__set__ method is not called for class attribute access
Eric Snow
ericsnowcurrently at gmail.com
Wed Aug 10 12:27:20 EDT 2011
On Wed, Aug 10, 2011 at 8:33 AM, Fuzzyman <fuzzyman at gmail.com> wrote:
> On Aug 5, 12:29 pm, Ryan <heni... at yahoo.com> wrote:
>> In the context of descriptors, the __set__ method is not called for
>> class attribute access. __set__ is only
>> called to set the attribute on an instance instance of the owner class
>> to a new value, value. WHY?
>
> It's an unfortunate asymmetry in the descriptor protocol.
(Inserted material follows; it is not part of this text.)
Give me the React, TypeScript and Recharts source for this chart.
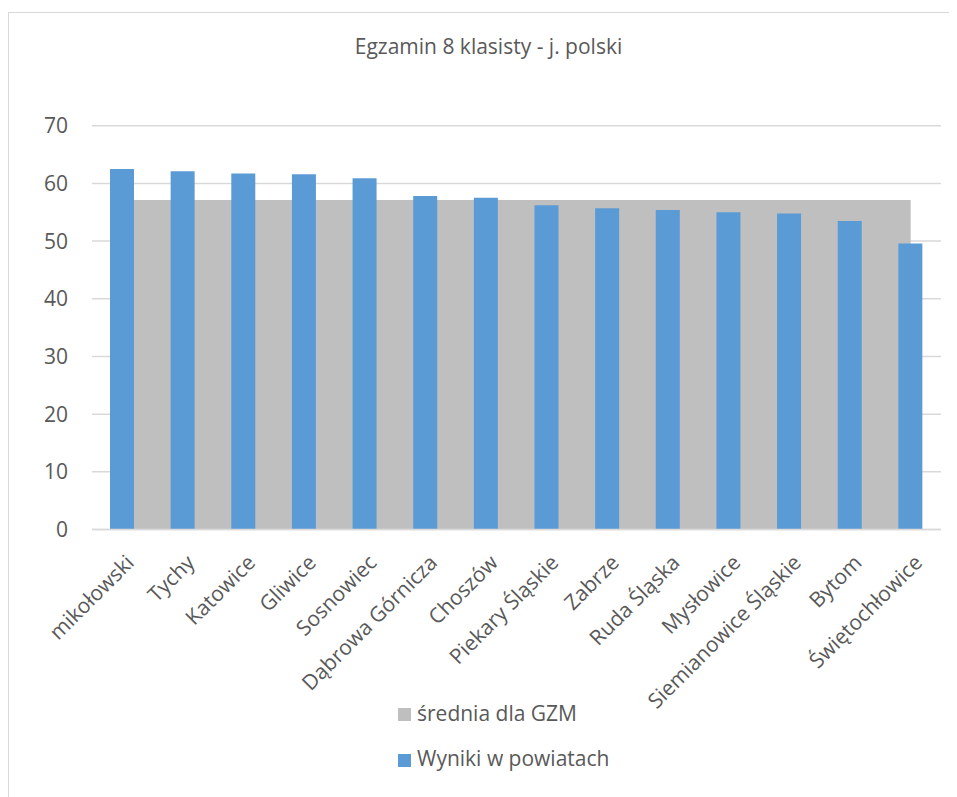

You can
> write "class descriptors" with behaviour on get, but not on set.
>
> As others point out, metaclasses are an ugly way round this
> (particularly given that *basically* a class can only have one
> metaclass - so if you're inheriting from a class that already has a
> custom metaclass you can't use this technique).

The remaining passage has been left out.